Little goes to waste

Pomelo-dish-w

Long before ‘sustainable cooking’ became a buzz term, the culinary practices of not wasting a single part of any ingredient were commonplace among the Cantonese in southern China.

The rule applies not only to animal innards and offcuts but less desirable parts of vegetable too, such as the spongy outer skin of a pomelo, which is often considered too bitter to be of any value in the kitchen.

Not for the Cantonese, however, who are known to braise their leftover pomelo peel to create dishes that are high in fibre and nutritional value and low in fat.
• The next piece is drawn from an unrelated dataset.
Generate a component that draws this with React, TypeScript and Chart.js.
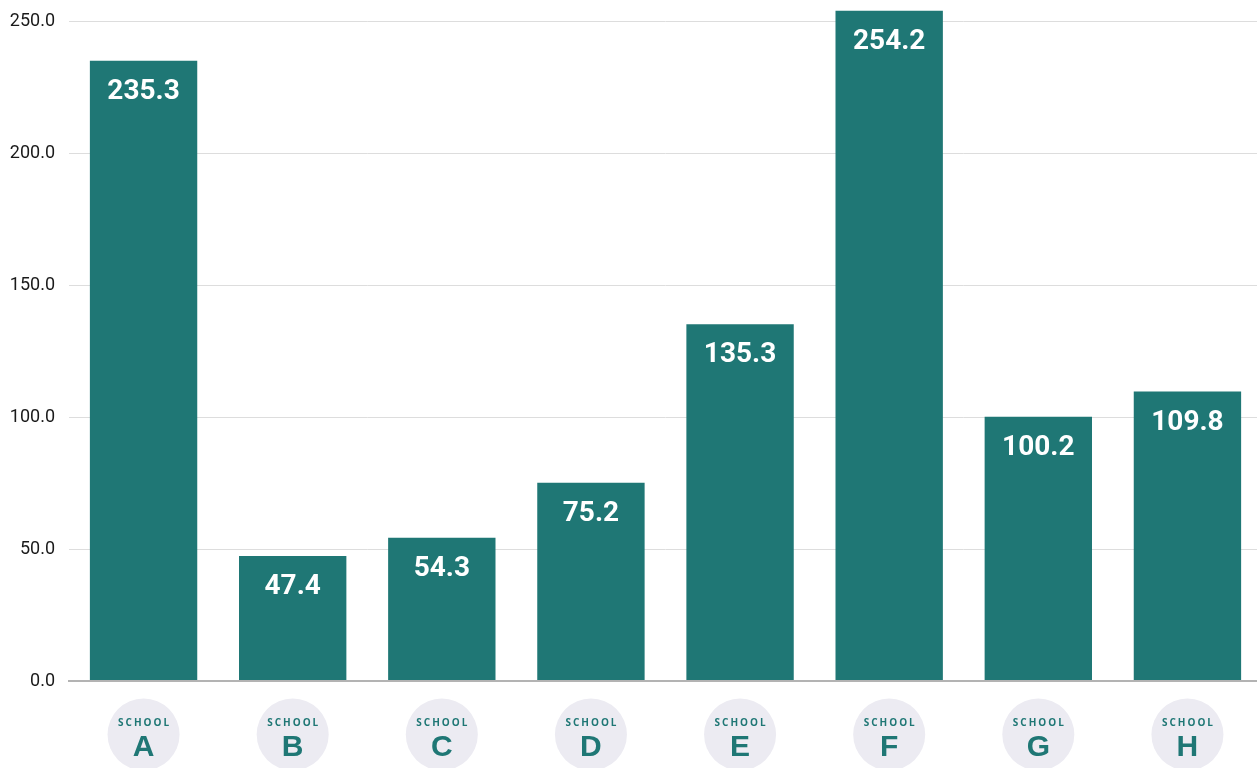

The dish often makes an appearance during celebrations such as Chinese New Year or the Mooncake festival, when pomelos are favoured by households as a symbol of family unity, fertility and abundance.

Few Cantonese restaurants are keen to invest the same effort in preparing this seemingly simple dish, with many preferring to use ready-made frozen piths imported from Thailand, rather than go through the time-consuming task of preparing them from scratch from fresh fruit.

In recent years, however, Michelin-starred Cantonese restaurants in Hong Kong and Macau have given the humble dish a luxury spin, sprinkling it with XO sauce and shrimp roe to enhance both its taste and perceived value.

How is it made?

Braised pomelo pith is not difficult to prepare, but it requires plenty of time and patience. Typically the challenge is to rid the skin of its tartness and bitter flavour.

The spongy outer layer of a pomelo has to be soaked in water for at least three days in preparation. The water needs to be changed daily, and the peel has then to be squeezed thoroughly to make sure most of the trapped moisture is released.

After the soaking stage is complete, the pith is cubed and stir-fried with lard until it is dry. Except for a faint citrusy tinge, the pith itself is quite flavourless, but its gourd-like texture after cooking holds flavour well, so it is often braised with other ingredients – delicacies such as sea cucumbers and goose feet.

Where can you find it?

Cantonese dining institution Kin’s Kitchen in Hong Kong makes the dish (5/F W Square, 314 Hennessy Road, Wan Chai. Tel: +852 62001649) serving their version with umami-rich dried shrimp roe in a casual, home-style atmosphere.